Sylvia Anderson and Lady Penelope.
Among the the human characters, the breakout "star" was Lady Penelope. Although there had been strong female characters in other Anderson shows (e.g., Marina in Stingray), Lady Penelope--with a major assist from Parker--seemed to grab the viewers' attention. She was feminine, but decidedly tough, just like her pink Rolls Royce with the FAB 1 license plate. Her famous car, which was modified by Brains, featured two pop-out machine guns, a turbo-charged engine, hydrofoils for traveling on water, skis for traveling on snow, and bullet-proof tires. As for Lady Penelope, she was modeled after Sylvia Anderson, who provided her voice.

Although there are some strong rescue episodes (the pilot "Trapped in the Sky" is a humdinger), my favorites expand the typical rescue formula with Lady Penelope often playing a key role. "The Perils of Penelope" has Penny (as Jeff calls her) trying to find a kidnapped professor aboard a monorail. In "The Cham-Cham," she masquerades as a singer at a ski resort called Paradise Peaks and winds up channeling Marlene Dietrich as she warbles an original Barry Gray tune. And, in a non-Lady Penelope episode, giant 'gators attacked a swampy mansion in "Attack of the Alligators," which was inspired by the Bob Hope comedy The Cat and the Canary.
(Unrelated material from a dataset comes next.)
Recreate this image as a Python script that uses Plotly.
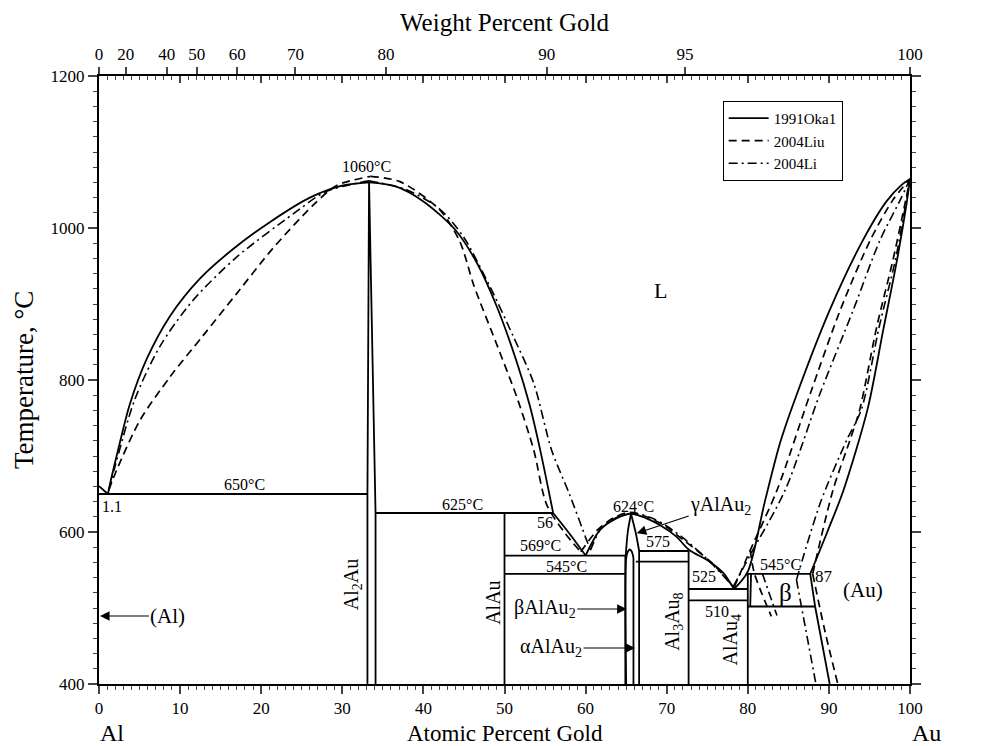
import plotly.graph_objects as go

# ---------------- data (atomic % Au, temperature degC) ----------------
# 1991Oka1 (solid)
oka_liq_al_x = [0.0, 1.1]
oka_liq_al_T = [660.452, 650]
oka_liq_l_x = [1.1, 1.5, 2.4, 3.8, 5.9, 8.75, 12.5, 16.5, 21.1, 26.0, 30.1, 33.3]
oka_liq_l_T = [650, 670, 710, 768, 828, 884, 934, 972, 1008, 1040, 1056, 1060]
oka_liq_r_x = [33.3, 36.5, 40.0, 43.9, 46.6, 49.0, 51.5, 53.1, 54.4, 56.0]
oka_liq_r_T = [1060, 1055, 1035, 998, 954, 898, 824, 767, 708, 625]
oka_liq_r2_x = [56.0, 58.0, 60.0]
oka_liq_r2_T = [625, 598, 569]
oka_liq_m_x = [60.0, 61.8, 63.8, 65.6, 67.5, 69.2, 71.2, 72.7, 75.3, 77.0, 78.3]
oka_liq_m_T = [569, 603, 618, 624, 618, 609, 594, 577, 561, 546, 525]
oka_liq_au_x = [78.3, 80.0, 82.1, 84.0, 86.0, 90.1, 94.2, 97.1, 99.0, 100.0]
oka_liq_au_T = [525, 548, 640, 718, 780, 892, 984, 1035, 1057, 1064.43]
oka_sol_au_x = [87.7, 89.8, 91.8, 94.8, 96.7, 98.35, 99.55, 100.0]
oka_sol_au_T = [545, 600, 655, 763, 866, 955, 1030, 1064.43]
oka_solv_au_x = [87.7, 88.3, 90.1]
oka_solv_au_T = [545, 502, 400]
al2au_x = [33.1, 33.1, 33.3, 34.1, 34.1]
al2au_T = [400, 650, 1060, 625, 400]
dome_x = [65.0, 65.0, 65.2, 65.45, 65.7, 65.9]
dome_T = [400, 565, 574, 577, 574, 566]
gam_l_x = [65.6, 65.2, 64.95]
gam_l_T = [624, 600, 569]
gam_r_x = [65.6, 66.2, 66.6]
gam_r_T = [624, 598, 575]
beta_l_x = [80.4, 80.3]
beta_l_T = [545, 502]

iso_T = [650, 625, 569, 545, 575, 561, 525, 510, 545, 502]
iso_x0 = [0.0, 34.1, 50.0, 50.0, 66.6, 66.2, 72.7, 72.7, 79.9, 80.0]
iso_x1 = [33.1, 56.0, 65.0, 65.0, 72.7, 72.7, 80.0, 80.0, 87.7, 88.3]

vert_x = [50.0, 64.9, 65.9, 66.6, 72.7, 80.0]
vert_T0 = [400, 400, 400, 400, 400, 400]
vert_T1 = [625, 569, 566, 575, 575, 545]

# 2004Liu (dashed)
liu_liq_l_x = [1.2, 2.2, 5.05, 8.75, 12.8, 17.0, 21.5, 26.4, 29.3, 33.5]
liu_liq_l_T = [655, 682, 747, 804, 858, 914, 974, 1030, 1056, 1068]
liu_liq_r_x = [33.5, 37.1, 42.0, 44.5, 46.2, 49.0, 51.5, 53.6, 55.2, 57.5, 59.4]
liu_liq_r_T = [1068, 1061, 1024, 982, 925, 848, 778, 708, 636, 598, 574]
liu_liq_m_x = [59.4, 61.5, 63.5, 65.5, 67.5, 69.5, 72.0, 75.5, 78.3]
liu_liq_m_T = [574, 603, 619, 626, 620, 610, 590, 560, 527]
liu_liq_au_x = [78.3, 80.3, 83.6, 87.7, 91.4, 95.1, 97.9, 100.0]
liu_liq_au_T = [527, 576, 655, 782, 892, 984, 1037, 1064.43]
liu_sol_au_x = [88.0, 90.5, 92.6, 93.8, 95.9, 97.9, 99.4, 100.0]
liu_sol_au_T = [545, 655, 721, 761, 870, 958, 1033, 1064.43]
liu_solv_au_x = [88.0, 89.5, 91.1]
liu_solv_au_T = [545, 470, 400]
liu_beta_x = [80.3, 80.8, 82.9]
liu_beta_T = [576, 546, 489]

# 2004Li (dash-dot)
li_liq_l_x = [1.2, 1.97, 4.4, 7.5, 11.6, 17.0, 24.0, 28.0, 33.3]
li_liq_l_T = [655, 686, 774, 844, 905, 962, 1019, 1048, 1062]
li_liq_r_x = [33.3, 38.0, 42.0, 44.9, 48.2, 51.1, 53.6, 55.8, 58.0, 60.1, 60.6]
li_liq_r_T = [1062, 1050, 1025, 989, 923, 857, 796, 708, 650, 590, 576]
li_liq_m_x = [60.6, 62.0, 64.0, 65.8, 68.0, 70.0, 72.5, 75.5, 78.2]
li_liq_m_T = [576, 606, 620, 625, 619, 608, 588, 559, 528]
li_liq_au_x = [78.2, 80.3, 84.6, 88.9, 93.0, 96.3, 98.8, 100.0]
li_liq_au_T = [528, 570, 655, 782, 892, 984, 1037, 1064.43]
li_sol_au_x = [86.0, 89.0, 92.2, 94.0, 96.2, 98.2, 99.5, 100.0]
li_sol_au_T = [537, 640, 721, 761, 870, 958, 1033, 1064.43]
li_solv_au_x = [86.0, 88.4]
li_solv_au_T = [537, 400]
li_beta_x = [81.8, 83.6]
li_beta_T = [545, 490]

# top axis: weight percent gold
wt_ticks = [0, 20, 40, 50, 60, 70, 80, 90, 95, 100]
M_AU, M_AL = 196.967, 26.982


def wt_to_at(w):
    if w >= 100:
        return 100.0
    na = w / M_AU
    nb = (100 - w) / M_AL
    return 100 * na / (na + nb)


SERIF = "Liberation Serif"
SOLID = dict(color="black", width=1.8)
DASH = dict(color="black", width=1.7, dash="8px,5px")
DASHDOT = dict(color="black", width=1.6, dash="9px,4px,2px,4px")

fig = go.Figure()


def add(x, y, line, spline=True):
    fig.add_trace(go.Scatter(
        x=x, y=y, mode="lines", line=dict(**line, shape="spline" if spline else "linear",
                                          smoothing=0.8 if spline else None),
        showlegend=False, hoverinfo="skip"))


for xs, ts in [(liu_liq_l_x, liu_liq_l_T), (liu_liq_r_x, liu_liq_r_T), (liu_liq_m_x, liu_liq_m_T),
               (liu_liq_au_x, liu_liq_au_T), (liu_sol_au_x, liu_sol_au_T),
               (liu_solv_au_x, liu_solv_au_T), (liu_beta_x, liu_beta_T)]:
    add(xs, ts, DASH)
for xs, ts in [(li_liq_l_x, li_liq_l_T), (li_liq_r_x, li_liq_r_T), (li_liq_m_x, li_liq_m_T),
               (li_liq_au_x, li_liq_au_T), (li_sol_au_x, li_sol_au_T),
               (li_solv_au_x, li_solv_au_T), (li_beta_x, li_beta_T)]:
    add(xs, ts, DASHDOT)
for xs, ts in [(oka_liq_l_x, oka_liq_l_T), (oka_liq_r_x, oka_liq_r_T), (oka_liq_r2_x, oka_liq_r2_T),
               (oka_liq_m_x, oka_liq_m_T), (oka_liq_au_x, oka_liq_au_T), (oka_sol_au_x, oka_sol_au_T),
               (gam_l_x, gam_l_T), (gam_r_x, gam_r_T), (dome_x, dome_T)]:
    add(xs, ts, SOLID)
for xs, ts in [(oka_liq_al_x, oka_liq_al_T), (oka_solv_au_x, oka_solv_au_T), (al2au_x, al2au_T),
               (beta_l_x, beta_l_T)]:
    add(xs, ts, SOLID, spline=False)
for t, a, b in zip(iso_T, iso_x0, iso_x1):
    add([a, b], [t, t], SOLID, spline=False)
for xv, t0, t1 in zip(vert_x, vert_T0, vert_T1):
    add([xv, xv], [t0, t1], SOLID, spline=False)

for name, ln in [("1991Oka1", SOLID), ("2004Liu", DASH), ("2004Li", DASHDOT)]:
    fig.add_trace(go.Scatter(x=[None], y=[None], mode="lines", line=ln, name=name))

fig.add_trace(go.Scatter(x=[0, 100], y=[400, 400], xaxis="x2", mode="lines",
                         line=dict(width=0), opacity=0, showlegend=False, hoverinfo="skip"))
fig.add_trace(go.Scatter(x=[0, 100], y=[400, 400], xaxis="x3", mode="lines",
                         line=dict(width=0), opacity=0, showlegend=False, hoverinfo="skip"))

ann = []


def txt(x, y, s, size=16, **kw):
    d = dict(x=x, y=y, text=s, showarrow=False, font=dict(family=SERIF, size=size, color="black"))
    d.update(kw)
    ann.append(d)


txt(33.0, 1081, "1060°C")
txt(17.9, 662, "650°C")
txt(1.6, 634, "1.1")
txt(-0.7, 660, "<b>660.452°C</b>", xanchor="right")
txt(101.4, 1056, "<b>1064.43°C</b>", xanchor="left")
txt(44.8, 636, "625°C")
txt(55.0, 612, "56")
txt(54.4, 582, "569°C")
txt(57.6, 554, "545°C")
txt(65.9, 633, "624°C")
txt(68.9, 587, "575")
txt(74.6, 541, "525")
txt(76.2, 495, "510")
txt(84.0, 557, "545°C")
txt(84.6, 521, "β", size=25)
txt(89.4, 541, "87", size=17)
txt(94.2, 524, "(Au)", size=21)
txt(69.2, 918, "L", size=22)
txt(48.6, 507, "AlAu", size=20, textangle=-90)
txt(70.8, 482, "Al<sub>3</sub>Au<sub>8</sub>", size=20, textangle=-90)
txt(78.0, 458, "AlAu<sub>4</sub>", size=20, textangle=-90)
txt(31.2, 530, "Al<sub>2</sub>Au", size=20, textangle=-90)

arrow = dict(showarrow=True, arrowhead=2, arrowsize=1.6, arrowwidth=1.2, arrowcolor="black")
txt(0.12, 489.5, "(Al)", size=21, ax=68, ay=0, **arrow)
txt(65.07, 498.7, "βAlAu<sub>2</sub>", size=20, ax=-82, ay=0, **arrow)
txt(66.1, 447.4, "αAlAu<sub>2</sub>", size=20, ax=-84, ay=0, **arrow)
txt(66.3, 598.3, "γAlAu<sub>2</sub>", size=20, ax=84, ay=-28, **arrow)

pc = dict(xref="paper", yref="paper", xanchor="center", yanchor="middle")
txt(0.5, 1.0, "Weight Percent Gold", size=25, yshift=54, **pc)
txt(0.5, 0.0, "Atomic Percent Gold", size=23, yshift=-49, **pc)
txt(0.0166, 0.0, "Al", size=24, yshift=-49, **pc)
txt(1.02, 0.0, "Au", size=24, yshift=-49, **pc)
txt(0.0, 0.5, "Temperature, °C", size=27, textangle=-90, xshift=-75, **pc)

axfont = dict(family=SERIF, size=17, color="black")
fig.update_layout(
    width=987, height=738,
    margin=dict(l=91, r=85, t=68, b=62),
    paper_bgcolor="white", plot_bgcolor="white",
    font=dict(family=SERIF, color="black"),
    annotations=ann,
    showlegend=True,
    legend=dict(x=0.769, y=0.959, xanchor="left", yanchor="top",
                bordercolor="black", borderwidth=1, bgcolor="white",
                font=dict(family=SERIF, size=15, color="black"),
                tracegroupgap=0, itemwidth=40),
    xaxis=dict(range=[0, 100], tickmode="linear", tick0=0, dtick=10, ticks="outside", ticklen=8,
               tickwidth=1.5, showline=True, linecolor="black", linewidth=2, showgrid=False,
               zeroline=False, tickfont=axfont,
               minor=dict(dtick=1, ticklen=4, tickwidth=1, ticks="outside", showgrid=False)),
    xaxis2=dict(range=[0, 100], overlaying="x", side="top", tickmode="array",
                tickvals=[wt_to_at(w) for w in wt_ticks], ticktext=[str(w) for w in wt_ticks],
                ticks="outside", ticklen=7, tickwidth=1.5, showline=True, linecolor="black",
                linewidth=2, showgrid=False, zeroline=False, tickfont=axfont),
    xaxis3=dict(range=[0, 100], overlaying="x", side="top", tickmode="linear", tick0=0, dtick=10,
                ticks="inside", ticklen=7, tickwidth=1.5, showticklabels=False, showline=False,
                showgrid=False, zeroline=False,
                minor=dict(dtick=1, ticklen=4, tickwidth=1, ticks="inside", showgrid=False)),
    yaxis=dict(range=[400, 1200], tickmode="linear", tick0=400, dtick=200, ticks="outside",
               ticklen=9, tickwidth=1.5, showline=True, linecolor="black", linewidth=2,
               mirror="ticks", showgrid=False, zeroline=False, tickfont=axfont,
               minor=dict(dtick=20, ticklen=4, tickwidth=1, ticks="outside", showgrid=False)),
)

fig.write_html("out.html")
All 32 episodes of Thunderbirds are available from Timeless Media in a set of six Blu-ray discs or eight DVDs. I reviewed the Blu-ray set, which features pristine prints with vibrant colors. In addition to the documentary mentioned above, the bonus features include a vintage publicity brochure.

Timeless Media Group provided a copy of Thunderbirds for review.

1 comment:

  1. Rick, my favorite parts of "Thunderbirds" included the many pods that were used and contained different things and Lady Penelope. You couldn't help but notice all the "p" references to her: she wore pink and pearls, communicated through her compact by lifting the powder puff, her cool automobile was pink, she was assisted by Parker, had a great parasol, and I am sure had many others that escape me at present. On a final note, the brothers wore hats that made me always want to order an ice cream soda. Thunderbirds Are Go!